Tuesday, February 14, 2017

It's Not Quite a Valentine's Day Massacre, But...

I assume that an outsider like me cannot really penetrate to the wheels within wheels of the resignation of Gen. Michael Flynn as National Security Advisor.

Was it the CIA getting back at a critic? The Obama holdovers sowing mayhem? The misleading of Vice-President Pence? The bureaucratic incompetence of Flynn?

Who knows? I expect we will see a lot more of this in the Trump administration. His presidency is, after all, a direct challenge to the power of the "deep state" and the deep state is going to do its best to weaken him.

Over at RealClearPolitics.com, the liberals are all shocked as the chaos in the Trump administration, but I wonder. The whole Trump campaign has been a notorious chaos, so we have to wonder whether that is by design.

Normal politicians avoid the appearance of chaos and uncertainty in their image and actions, for an obvious reason. They want to project a notion of the steady, fatherly leader. Trump obviously doesn't.

Polymath Willis Eschenbach proposes a reason why, extrapolating from his own life experience. Donald Trump is a builder. He has spent his life building buildings. Builders, Eschenbach explains, cannot afford to take their eye off the donut. Everything they do must be about about building the building.
Once you start out on the path to the finished building, you stay focused on the finished building, ignoring everything else, and you do whatever it takes to get the building done. In other words, it’s all about the building first, the building second, and everything else is a distant third.
But there is another aspect of building that Willis leaves out. Every building project is a controlled crash. Everything that can go wrong probably will go wrong, but the builder in charge must keep his cool and keep solving problems until the building is done. And when it is done and signed off, nobody that wasn't there will have the least idea of all the toil and trouble it took to get the building built.

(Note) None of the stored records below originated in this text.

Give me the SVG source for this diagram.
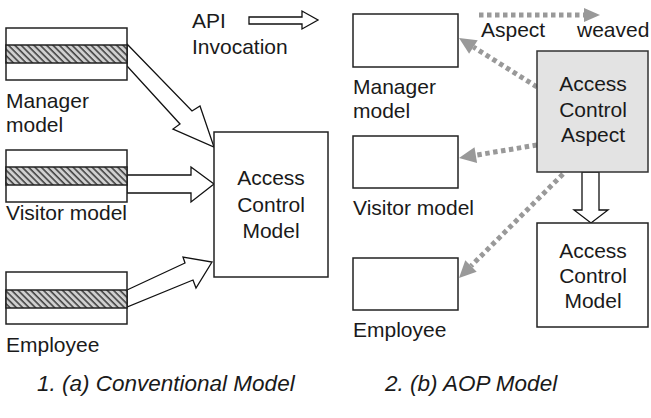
<svg xmlns="http://www.w3.org/2000/svg" width="651" height="418" viewBox="0 0 651 418">
<defs>
<pattern id="hatch" patternUnits="userSpaceOnUse" width="4.5" height="4.5" patternTransform="rotate(-45)">
<rect width="4.5" height="4.5" fill="#d0d0d0"/>
<line x1="1" y1="0" x2="1" y2="4.5" stroke="#3a3a3a" stroke-width="1.5"/>
</pattern>
</defs>
<style>
.box{fill:#fff;stroke:#222;stroke-width:1.5}
.band{fill:url(#hatch);stroke:#222;stroke-width:1.5}
.aspect{fill:#e3e3e3;stroke:#333;stroke-width:1.5}
.blk{fill:#fff;stroke:#111;stroke-width:1.3;stroke-linejoin:miter}
.dot{fill:none;stroke:#999;stroke-width:5;stroke-dasharray:4.5 3.5}
.head{fill:#999;stroke:none}
text{font-family:"Liberation Sans",Arial,Helvetica,sans-serif;font-size:21px;fill:#1a1a1a}
.c{text-anchor:middle}
.cap{font-style:italic;font-size:22.5px}
</style>
<rect width="651" height="418" fill="#fff"/>

<g id="connectors">
<polygon class="blk" points="127,44 192,111 200,106 214,147 173,129 180,124 127,66"/>
<polygon class="blk" points="127,175 191,175 191,167 214,184 191,202 191,193 127,193"/>
<polygon class="blk" points="127,290 185,263 183,257 212,262 196,288 193,280 127,307"/>
<polygon class="blk" points="582,172 599,172 599,210 608,210 591,223 574,210 582,210"/>
<line class="dot" x1="537" y1="87" x2="473.4" y2="47"/>
<polygon class="head" points="459,38 477.7,40.2 469.1,53.8"/>
<line class="dot" x1="537" y1="145" x2="475.8" y2="155.2"/>
<polygon class="head" points="459,158 474.5,147.3 477.1,163.1"/>
<line class="dot" x1="563" y1="174" x2="471" y2="266"/>
<polygon class="head" points="459,278 465.3,260.3 476.7,271.7"/>
</g>

<g id="legend">
<text x="192" y="28">API</text>
<text x="192" y="54">Invocation</text>
<polygon class="blk" points="249,17 302,17 302,11 318,20 302,29 302,24 249,24"/>
<line class="dot" x1="479" y1="15" x2="584" y2="15"/>
<polygon class="head" points="584,8 600,15 584,22"/>
<text x="481" y="37">Aspect</text>
<text x="577" y="37">weaved</text>
</g>

<g id="left-manager">
<rect class="box" x="6" y="28" width="121" height="52"/>
<rect class="band" x="6" y="45" width="121" height="18"/>
<text x="6" y="108">Manager</text>
<text x="6" y="132">model</text>
</g>
<g id="left-visitor">
<rect class="box" x="6" y="150" width="121" height="52"/>
<rect class="band" x="6" y="167" width="121" height="18"/>
<text x="6" y="220">Visitor model</text>
</g>
<g id="left-employee">
<rect class="box" x="6" y="272" width="121" height="52"/>
<rect class="band" x="6" y="290" width="121" height="18"/>
<text x="6" y="352">Employee</text>
</g>
<g id="left-acm">
<rect class="box" x="214" y="132" width="114" height="145"/>
<text class="c" x="271" y="185">Access</text>
<text class="c" x="271" y="212">Control</text>
<text class="c" x="271" y="238">Model</text>
</g>

<g id="right-manager">
<rect class="box" x="353" y="14" width="105" height="53"/>
<text x="353" y="94">Manager</text>
<text x="353" y="118">model</text>
</g>
<g id="right-visitor">
<rect class="box" x="353" y="136" width="105" height="52"/>
<text x="353" y="215">Visitor model</text>
</g>
<g id="right-employee">
<rect class="box" x="353" y="258" width="105" height="52"/>
<text x="353" y="337">Employee</text>
</g>
<g id="aspect">
<rect class="aspect" x="537" y="51" width="111" height="121"/>
<text class="c" x="593" y="91">Access</text>
<text class="c" x="593" y="117">Control</text>
<text class="c" x="593" y="142">Aspect</text>
</g>
<g id="right-acm">
<rect class="box" x="537" y="223" width="111" height="104"/>
<text class="c" x="593" y="258">Access</text>
<text class="c" x="593" y="283">Control</text>
<text class="c" x="593" y="308">Model</text>
</g>

<g id="captions">
<text class="cap" x="37" y="391">1. (a) Conventional Model</text>
<text class="cap" x="385" y="391">2. (b) AOP Model</text>
</g>
</svg>
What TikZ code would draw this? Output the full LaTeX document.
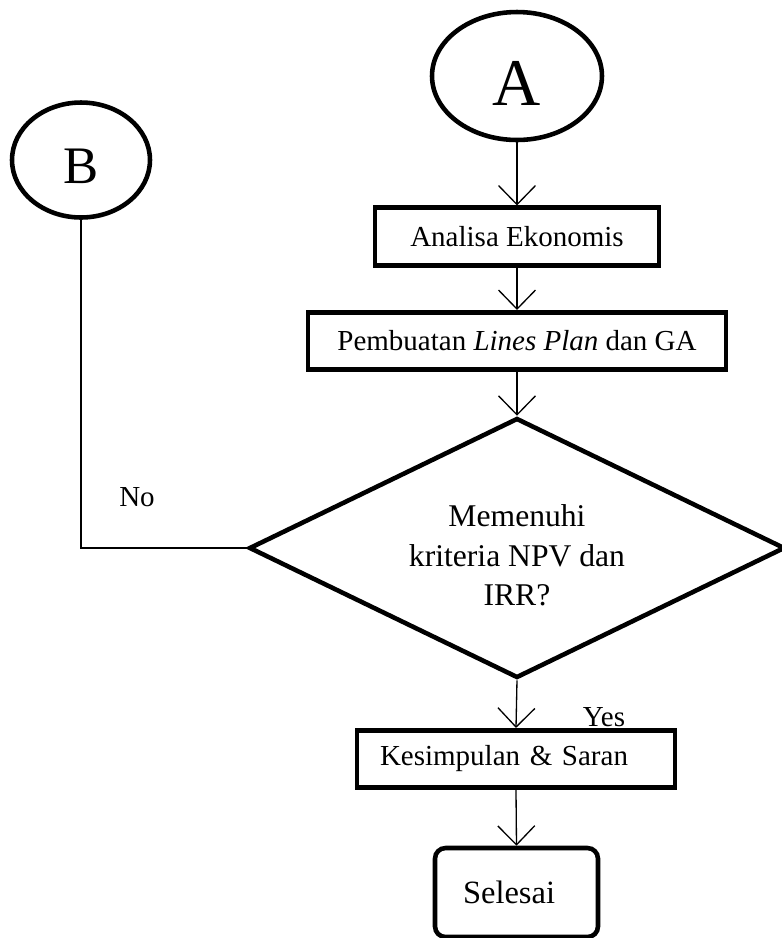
\documentclass[tikz,border=0pt]{standalone}
\usepackage{fontspec}
\setmainfont{Liberation Serif}
\usepackage{tikz}
\usetikzlibrary{positioning,arrows.meta,shapes.geometric}
\definecolor{garis}{RGB}{0,0,0}
\tikzset{
  >={Straight Barb[length=3.8mm, width=7.4mm]},
  teks/.style={font=\fontsize{16.5}{22.5}\selectfont},
  kotak/.style={draw=garis, line width=2.6pt, rectangle, align=center, teks,
    inner sep=2pt, minimum height=1.15cm, minimum width=#1},
  kotak/.default=5.7cm,
  lingkaran/.style={draw=garis, line width=2.6pt, ellipse, inner sep=0pt},
  belah/.style={draw=garis, line width=2.6pt, diamond, aspect=2, align=center,
    font=\fontsize{18}{22.5}\selectfont,
    inner sep=0pt, minimum width=10.72cm, minimum height=5.2cm},
  akhir/.style={kotak=#1, rounded corners=6pt},
  panah/.style={->, line width=0.75pt, draw=garis},
  garisan/.style={line width=0.75pt, draw=garis},
}
\begin{document}
\begin{tikzpicture}[x=0.02cm, y=-0.02cm]
    \useasboundingbox (0,0) rectangle (782,938);
    % Penghubung
    \node[lingkaran, minimum width=3.4cm, minimum height=2.56cm,
      font=\fontsize{38}{40}\selectfont, text height=34pt, text depth=0pt] (A) at (517,76) {A};
    \node[lingkaran, minimum width=2.76cm, minimum height=2.3cm,
      font=\fontsize{30}{32}\selectfont, text height=27pt, text depth=0pt] (B) at (81,160) {B};
    % Proses
    \node[kotak=5.68cm] (analisa) at (517,236.5) {Analisa Ekonomis};
    \node[kotak=8.36cm] (gambar) at (517,341) {Pembuatan \textit{Lines Plan} dan GA};
    \node[belah] (cek) at (517,548) {\rule{0pt}{21pt}Memenuhi\\ kriteria NPV dan\\ IRR?};
    \node[kotak=6.36cm, align=left, inner xsep=0.46cm, text width=5.44cm] (simpul) at (516,759) {Kesimpulan \& Saran};
    \node[akhir=3.26cm, minimum height=1.78cm, align=left, inner xsep=0.56cm, text width=2.14cm,
      font=\fontsize{18.5}{22.5}\selectfont] (selesai) at (516.5,892.5) {Selesai};
    % Panah
    \draw[panah] (A.south) -- (analisa.north);
    \draw[panah] (analisa.south) -- (gambar.north);
    \draw[panah] (gambar.south) -- (cek.north);
    \draw[panah] (cek.south) -- (simpul.north);
    \draw[panah] (simpul.south) -- (selesai.north);
    \draw[garisan] (B.south) |- (cek.west);
    % Label
    \node[teks] (tidak) at (137,497) {No};
    \node[teks] (ya) at (604,717) {Yes};
  \end{tikzpicture}
\end{document}
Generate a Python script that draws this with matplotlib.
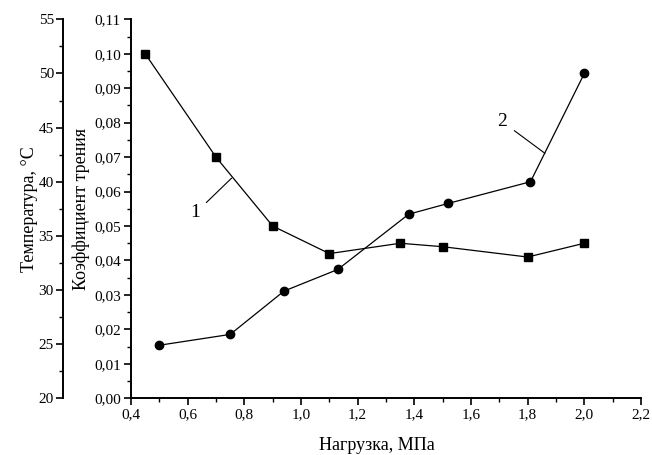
import matplotlib
matplotlib.use("Agg")
import matplotlib.pyplot as plt
from matplotlib.ticker import MultipleLocator, FuncFormatter

# Data
load_friction = [0.45, 0.70, 0.90, 1.10, 1.35, 1.50, 1.80, 2.00]
friction = [0.100, 0.070, 0.050, 0.042, 0.045, 0.044, 0.041, 0.045]
load_temp = [0.50, 0.75, 0.94, 1.13, 1.38, 1.52, 1.81, 2.00]
temperature = [24.9, 25.9, 29.9, 31.9, 37.0, 38.0, 40.0, 50.0]

xlabel = "Нагрузка, МПа"
ylabel_coef = "Коэффициент трения"
ylabel_temp = "Температура, °C"

plt.rcParams['font.family'] = ['Liberation Serif', 'DejaVu Serif']
plt.rcParams['font.size'] = 11

fig = plt.figure(figsize=(6.52, 4.55), dpi=100)
ax = fig.add_axes([131/652, 1-398.3/455, (641-131)/652, (398.3-19.3)/455])

ax.plot(load_friction, friction, color='black', lw=0.9, marker='s', ms=5.5)
ax.set_xlim(0.4, 2.2)
ax.set_ylim(0.0, 0.11)
ax.xaxis.set_major_locator(MultipleLocator(0.2))
ax.xaxis.set_minor_locator(MultipleLocator(0.1))
ax.yaxis.set_major_locator(MultipleLocator(0.01))
ax.yaxis.set_minor_locator(MultipleLocator(0.005))
ax.xaxis.set_major_formatter(FuncFormatter(lambda v, p: f"{v:.1f}".replace('.', ',')))
ax.yaxis.set_major_formatter(FuncFormatter(lambda v, p: f"{v:.2f}".replace('.', ',')))
for s in ['top', 'right']:
    ax.spines[s].set_visible(False)
for s in ['left', 'bottom']:
    ax.spines[s].set_linewidth(1.4)
ax.tick_params(which='major', direction='out', length=4.8, width=1.2, pad=2.5)
ax.tick_params(which='minor', direction='out', length=2.6, width=1.0)
ax.set_xlabel(xlabel, fontsize=13)
ax.xaxis.set_label_coords(0.483, -0.102)
ax.set_ylabel(ylabel_coef, fontsize=13)
ax.yaxis.set_label_coords(-0.080, 0.5)

ax2 = ax.twinx()
ax2.plot(load_temp, temperature, color='black', lw=0.9, marker='o', ms=6)
ax2.set_ylim(20, 55)
ax2.yaxis.set_ticks_position('left')
ax2.yaxis.set_label_position('left')
ax2.spines['left'].set_position(('axes', -0.1327))
ax2.spines['left'].set_visible(True)
ax2.spines['left'].set_linewidth(1.4)
for s in ['top', 'right', 'bottom']:
    ax2.spines[s].set_visible(False)
ax2.yaxis.set_major_locator(MultipleLocator(5))
ax2.yaxis.set_minor_locator(MultipleLocator(2.5))
ax2.tick_params(which='major', direction='out', length=4.8, width=1.2, pad=2)
ax2.tick_params(which='minor', direction='out', length=2.6, width=1.0)
ax2.set_ylabel(ylabel_temp, fontsize=13)
ax2.yaxis.set_label_coords(-0.183, 0.5)

ax.annotate("1", xy=(0.755, 0.0639), xytext=(0.628, 0.0538), fontsize=14,
            ha='center', va='center',
            arrowprops=dict(arrowstyle='-', color='black', lw=0.8, shrinkA=3, shrinkB=0))
ax.annotate("2", xy=(1.861, 0.0711), xytext=(1.71, 0.0803), fontsize=14,
            ha='center', va='center',
            arrowprops=dict(arrowstyle='-', color='black', lw=0.8, shrinkA=4, shrinkB=0))

fig.savefig("out.png", dpi=100)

I think that is the key thing to understand about Trump and his critics. Trump is used to the controlled chaos of building buildings. Whatever his strengths and weaknesses he has been able to wive and thrive in the chaotic ups and downs of his career in developing and building buildings.

Compared to him, most of his ruling-class critics have had a quiet life. Maybe they came up through the elite colleges; maybe they advanced upon their parents' connections. Maybe their sheer talent has helped them along. But few of them can have experienced the chaotic life of ups and downs that Trump has apparently mastered.

As for me, I hate construction projects, even at the mild domestic level. I like an even-tempered life of routine, doing the same thing every day, and I hate being pushed off kilter by the whims and the needs of other people. So I get why Trump's critics are appalled by his modus operandi.

Of course, at this stage, nobody knows whether the Trump administration will be a success or a failure. But it would be foolish to think that the daily Sturm und Drang means that Trump is incompetent or out of his depth.

Trump is used to chaos. He is a builder.